Repeat everything from the first line of the listing below through the line that contains "(0,0) rectangle (1580,701);", exactly. Leave out pictures.
====== Given data ======
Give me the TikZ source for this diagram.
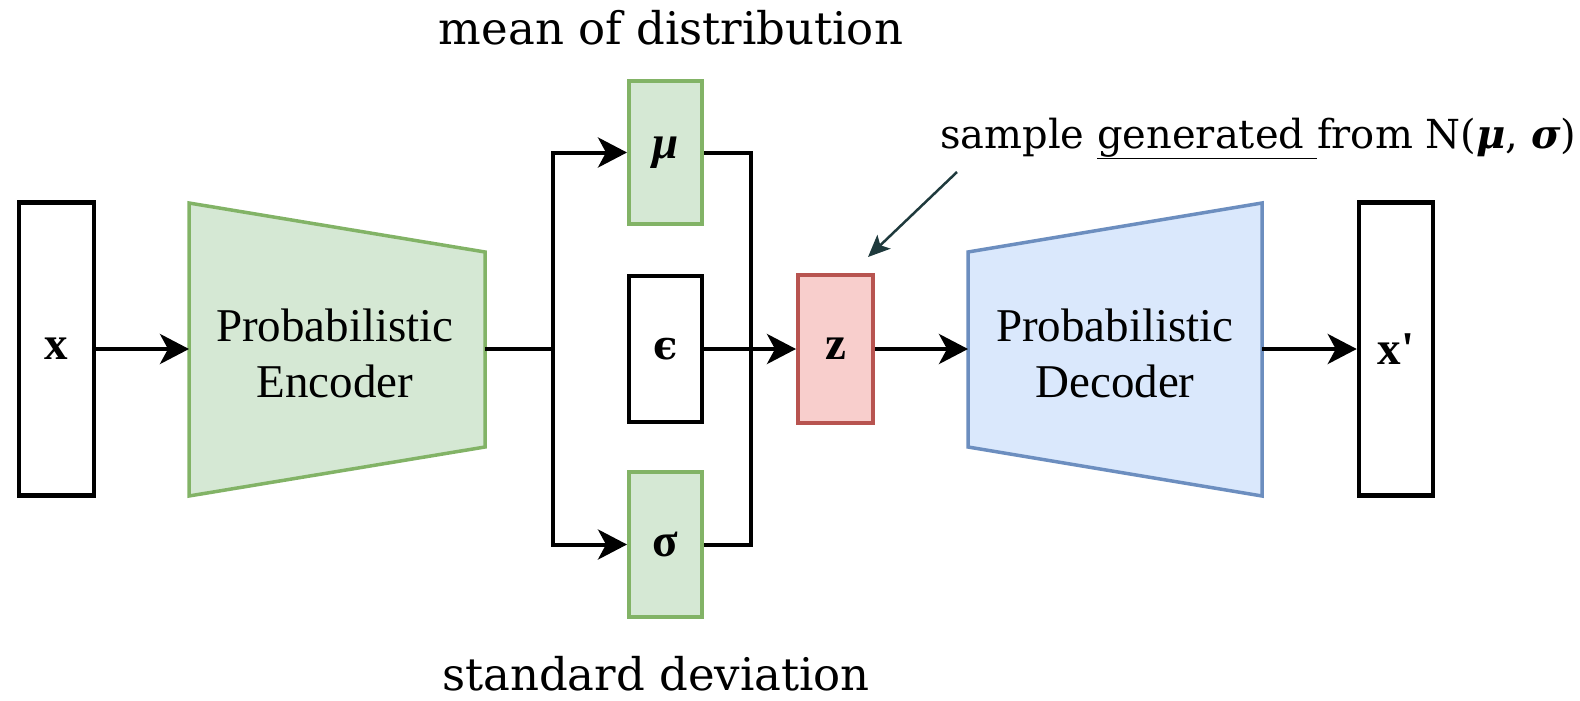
\documentclass[tikz,border=0pt]{standalone}
\usepackage{fontspec}
\usetikzlibrary{arrows.meta}
\newfontfamily\tnr{Liberation Serif}
\newfontfamily\slab{DejaVu Serif}
\definecolor{encfill}{HTML}{D5E8D4}
\definecolor{encline}{HTML}{82B366}
\definecolor{decfill}{HTML}{DAE8FC}
\definecolor{decline}{HTML}{6C8EBF}
\definecolor{zfill}{HTML}{F8CECC}
\definecolor{zline}{HTML}{B85450}
\definecolor{ptrcol}{HTML}{1F3A3D}
\begin{document}
\begin{tikzpicture}[x=1pt,y=-1pt,
  bigtext/.style={font=\tnr\fontsize{47}{56}\selectfont},
  iobox/.style={draw=black,line width=4.5pt,fill=white,inner sep=0pt,
    minimum width=75pt,minimum height=293pt,bigtext},
  latent/.style={draw=encline,line width=4pt,fill=encfill,inner sep=0pt,
    minimum width=73pt,bigtext},
  noisebox/.style={draw=black,line width=4.5pt,fill=white,inner sep=0pt,
    minimum width=73pt,bigtext},
  zbox/.style={draw=zline,line width=4pt,fill=zfill,inner sep=0pt,
    minimum width=75pt,minimum height=148pt,bigtext},
  encshape/.style={draw=encline,line width=3.5pt,fill=encfill,line join=miter},
  decshape/.style={draw=decline,line width=3.5pt,fill=decfill,line join=miter},
  netlabel/.style={bigtext,align=center},
  wire/.style={line width=4pt,draw=black},
  flow/.style={wire,-{Stealth[length=29pt,width=30pt,inset=8pt]}},
  pointer/.style={line width=2.5pt,draw=ptrcol,
    -{Stealth[length=22pt,width=19pt,inset=5pt]}},
  note/.style={font=\slab\fontsize{45}{50}\selectfont,inner sep=0pt},
  samplenote/.style={font=\slab\fontsize{40}{46}\selectfont,inner sep=0pt}
]
\useasboundingbox (0,0) rectangle (1580,701);

% input and output vectors
\node[iobox] (xin) at (56.5,349) {\textbf{x}};
\node[iobox,minimum width=74pt] (xout) at (1396,349) {\textbf{x'}};

% encoder
\draw[encshape] (189,203) -- (485,252) -- (485,447) -- (189,496) -- cycle;
\node[netlabel] (enc) at (335,353) {Probabilistic\\Encoder};
\coordinate (encW) at (189,349);
\coordinate (encE) at (485,349);

% decoder
\draw[decshape] (968,252) -- (1262,203) -- (1262,496) -- (968,447) -- cycle;
\node[netlabel] (dec) at (1115,353) {Probabilistic\\Decoder};
\coordinate (decW) at (968,349);
\coordinate (decE) at (1262,349);

% latent parameters, noise and sample
\node[latent,minimum height=143pt] (mu) at (665.5,152.5) {\bfseries\itshape μ};
\node[noisebox,minimum height=146pt] (eps) at (665.5,349)
  {\slab\fontsize{40}{44}\selectfont\bfseries ϵ};
\node[latent,minimum height=145pt] (sig) at (665.5,544.5) {\bfseries σ};
\node[zbox] (z) at (835.5,349) {\bfseries z};

% connectors
\coordinate (split) at (553,349);
\coordinate (merge) at (751,349);
\draw[flow] (xin.east) -- (encW);
\draw[wire] (encE) -- (split);
\draw[flow] (split) |- (mu.west);
\draw[flow] (split) |- (sig.west);
\draw[wire] (mu.east) -| (merge) |- (sig.east);
\draw[flow] (eps.east) -- (z.west);
\draw[flow] (z.east) -- (decW);
\draw[flow] (decE) -- (xout.west);

% annotations
\node[note,anchor=base] (meanlbl) at (671,45) {mean of distribution};
\node[note,anchor=base] (sdlbl) at (656,690) {standard deviation};
\node[samplenote,anchor=base west] (samplbl) at (940,148)
  {sample \underline{generated\ }from N({\bfseries\itshape μ}, {\bfseries\itshape σ})};
\coordinate (ptrfrom) at (957,172);
\coordinate (ptrto) at (868,257);
\draw[pointer] (ptrfrom) -- (ptrto);
\end{tikzpicture}
\end{document}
======
The completed task >>
Give me the TikZ source for this diagram.
\documentclass[tikz,border=0pt]{standalone}
\usepackage{fontspec}
\usetikzlibrary{arrows.meta}
\newfontfamily\tnr{Liberation Serif}
\newfontfamily\slab{DejaVu Serif}
\definecolor{encfill}{HTML}{D5E8D4}
\definecolor{encline}{HTML}{82B366}
\definecolor{decfill}{HTML}{DAE8FC}
\definecolor{decline}{HTML}{6C8EBF}
\definecolor{zfill}{HTML}{F8CECC}
\definecolor{zline}{HTML}{B85450}
\definecolor{ptrcol}{HTML}{1F3A3D}
\begin{document}
\begin{tikzpicture}[x=1pt,y=-1pt,
  bigtext/.style={font=\tnr\fontsize{47}{56}\selectfont},
  iobox/.style={draw=black,line width=4.5pt,fill=white,inner sep=0pt,
    minimum width=75pt,minimum height=293pt,bigtext},
  latent/.style={draw=encline,line width=4pt,fill=encfill,inner sep=0pt,
    minimum width=73pt,bigtext},
  noisebox/.style={draw=black,line width=4.5pt,fill=white,inner sep=0pt,
    minimum width=73pt,bigtext},
  zbox/.style={draw=zline,line width=4pt,fill=zfill,inner sep=0pt,
    minimum width=75pt,minimum height=148pt,bigtext},
  encshape/.style={draw=encline,line width=3.5pt,fill=encfill,line join=miter},
  decshape/.style={draw=decline,line width=3.5pt,fill=decfill,line join=miter},
  netlabel/.style={bigtext,align=center},
  wire/.style={line width=4pt,draw=black},
  flow/.style={wire,-{Stealth[length=29pt,width=30pt,inset=8pt]}},
  pointer/.style={line width=2.5pt,draw=ptrcol,
    -{Stealth[length=22pt,width=19pt,inset=5pt]}},
  note/.style={font=\slab\fontsize{45}{50}\selectfont,inner sep=0pt},
  samplenote/.style={font=\slab\fontsize{40}{46}\selectfont,inner sep=0pt}
]
\useasboundingbox (0,0) rectangle (1580,701);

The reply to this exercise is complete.